_WHAT IS EXPECTED_
Copy exactly, and only, the lines between the start of the entries below and the line containing "(chR) at (488,185)", both inclusive. Omit pictures.

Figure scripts
#####

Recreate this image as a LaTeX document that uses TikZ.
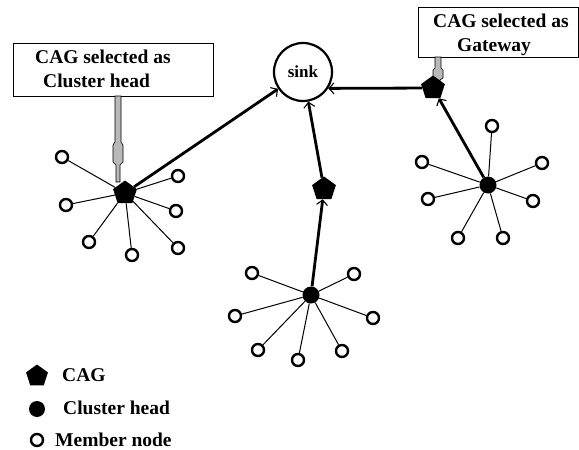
\documentclass[tikz,border=0pt]{standalone}
\usepackage{fontspec}
\setmainfont{Liberation Serif}
\usetikzlibrary{shapes.geometric,arrows.meta}
\begin{document}
\begin{tikzpicture}[x=1pt,y=-1pt,
 member/.style={circle,draw,line width=2.4pt,inner sep=0pt,minimum size=12pt,fill=white},
 chead/.style={circle,fill,inner sep=0pt,minimum size=17pt},
 cag/.style={regular polygon,regular polygon sides=5,fill,inner sep=0pt,minimum size=25pt},
 link/.style={line width=1pt},
 route/.style={line width=2.8pt,-{Straight Barb[length=5pt,width=11pt,line width=1.1pt]}},
 lbl/.style={font=\fontsize{19.5}{23}\selectfont\bfseries,inner sep=0pt,anchor=base west},
 callout/.style={draw,line width=1pt,rectangle,anchor=north west,inner sep=0pt},
 pointer/.style={fill=gray!55,draw=black,line width=0.6pt}
]
\useasboundingbox (0,0) rectangle (579,450);

% callout boxes
\node[callout,minimum width=200pt,minimum height=53pt] (box1) at (13,43) {};
\node[lbl] (t1a) at (35,63.5) {CAG selected as};
\node[lbl] (t1b) at (43,87.5) {Cluster head};
\node[callout,minimum width=160pt,minimum height=50pt] (box2) at (418,7) {};
\node[lbl] (t2a) at (433,27.5) {CAG selected as};
\node[lbl] (t2b) at (457,51) {Gateway};

% sink
\node[circle,draw,line width=2.2pt,minimum size=58pt,inner sep=0pt,
      font=\fontsize{17}{20}\selectfont\bfseries] (sink) at (303,72) {sink};

% pointers
\path[pointer] (115,96) -- (121,96) -- (121,142) -- (123,145) -- (123,162) -- (120,165)
  -- (120,182) -- (116,182) -- (116,165) -- (113,162) -- (113,145) -- (115,142) -- cycle;
\path[pointer] (435,57) -- (441,57) -- (441,68) -- (443,70) -- (443,78) -- (440,80)
  -- (440,86) -- (436,86) -- (436,80) -- (433,78) -- (433,70) -- (435,68) -- cycle;

% CAG nodes and cluster heads
\node[cag] (cagL) at (125,193) {};
\node[cag] (cagM) at (324,189) {};
\node[cag] (cagG) at (433,88) {};
\node[chead] (chM) at (311,295) {};
\node[chead] (chR) at (488,185) {};

% left cluster members
\foreach \n/\p in {1/{(62,157)},2/{(178,176)},3/{(66,205)},4/{(176,211)},5/{(89,242)},6/{(132,255)},7/{(178,248)}}{
  \node[member] (mL\n) at \p {};
  \draw[link] (cagL) -- (mL\n);
}
% middle cluster members
\foreach \n/\p in {1/{(252,273)},2/{(354,274)},3/{(235,316)},4/{(373,318)},5/{(258,350)},6/{(298,360)},7/{(342,351)}}{
  \node[member] (mM\n) at \p {};
  \draw[link] (chM) -- (mM\n);
}
% right cluster members
\foreach \n/\p in {1/{(492,126)},2/{(422,162)},3/{(542,163)},4/{(428,199)},5/{(533,201)},6/{(458,238)},7/{(503,238)}}{
  \node[member] (mR\n) at \p {};
  \draw[link] (chR) -- (mR\n);
}

% routes
\draw[route] (cagL) -- (sink);
\draw[route] (cagM) -- (sink);
\draw[route] (cagG) -- (sink.-33);
\draw[route] (chM) -- (cagM);
\draw[route] (chR) -- (cagG);

% legend
\node[cag,minimum size=23pt] (lg1) at (37,376) {};
\node[lbl] (lt1) at (62,381.5) {CAG};
\node[chead,minimum size=16pt] (lg2) at (37,409) {};
\node[lbl] (lt2) at (63,414.5) {Cluster head};
\node[member] (lg3) at (37,440) {};
\node[lbl] (lt3) at (55,446.5) {Member node};
\end{tikzpicture}
\end{document}
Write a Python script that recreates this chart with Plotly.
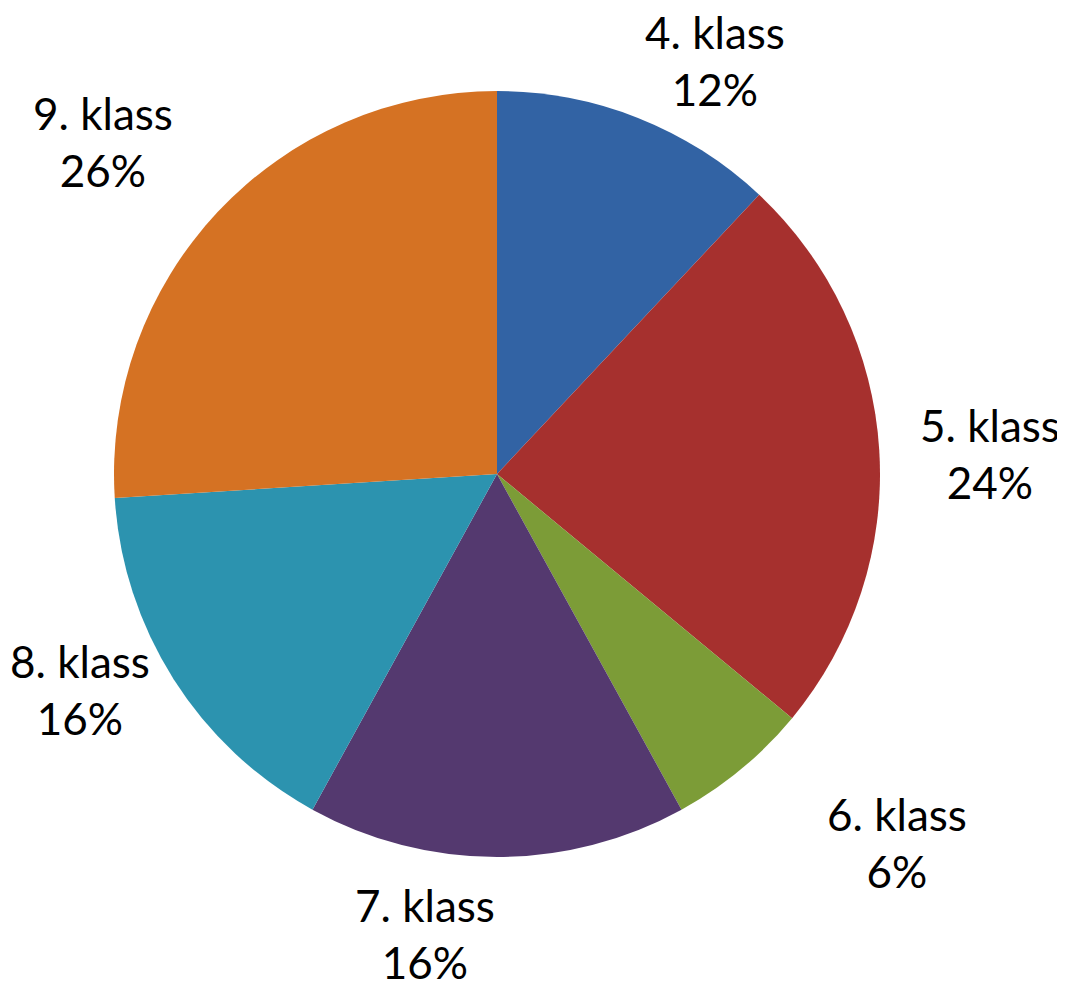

#####

_SOLUTION BELOW_
Recreate this image as a LaTeX document that uses TikZ.
\documentclass[tikz,border=0pt]{standalone}
\usepackage{fontspec}
\setmainfont{Liberation Serif}
\usetikzlibrary{shapes.geometric,arrows.meta}
\begin{document}
\begin{tikzpicture}[x=1pt,y=-1pt,
 member/.style={circle,draw,line width=2.4pt,inner sep=0pt,minimum size=12pt,fill=white},
 chead/.style={circle,fill,inner sep=0pt,minimum size=17pt},
 cag/.style={regular polygon,regular polygon sides=5,fill,inner sep=0pt,minimum size=25pt},
 link/.style={line width=1pt},
 route/.style={line width=2.8pt,-{Straight Barb[length=5pt,width=11pt,line width=1.1pt]}},
 lbl/.style={font=\fontsize{19.5}{23}\selectfont\bfseries,inner sep=0pt,anchor=base west},
 callout/.style={draw,line width=1pt,rectangle,anchor=north west,inner sep=0pt},
 pointer/.style={fill=gray!55,draw=black,line width=0.6pt}
]
\useasboundingbox (0,0) rectangle (579,450);

% callout boxes
\node[callout,minimum width=200pt,minimum height=53pt] (box1) at (13,43) {};
\node[lbl] (t1a) at (35,63.5) {CAG selected as};
\node[lbl] (t1b) at (43,87.5) {Cluster head};
\node[callout,minimum width=160pt,minimum height=50pt] (box2) at (418,7) {};
\node[lbl] (t2a) at (433,27.5) {CAG selected as};
\node[lbl] (t2b) at (457,51) {Gateway};

% sink
\node[circle,draw,line width=2.2pt,minimum size=58pt,inner sep=0pt,
      font=\fontsize{17}{20}\selectfont\bfseries] (sink) at (303,72) {sink};

% pointers
\path[pointer] (115,96) -- (121,96) -- (121,142) -- (123,145) -- (123,162) -- (120,165)
  -- (120,182) -- (116,182) -- (116,165) -- (113,162) -- (113,145) -- (115,142) -- cycle;
\path[pointer] (435,57) -- (441,57) -- (441,68) -- (443,70) -- (443,78) -- (440,80)
  -- (440,86) -- (436,86) -- (436,80) -- (433,78) -- (433,70) -- (435,68) -- cycle;

% CAG nodes and cluster heads
\node[cag] (cagL) at (125,193) {};
\node[cag] (cagM) at (324,189) {};
\node[cag] (cagG) at (433,88) {};
\node[chead] (chM) at (311,295) {};
\node[chead] (chR) at (488,185) {};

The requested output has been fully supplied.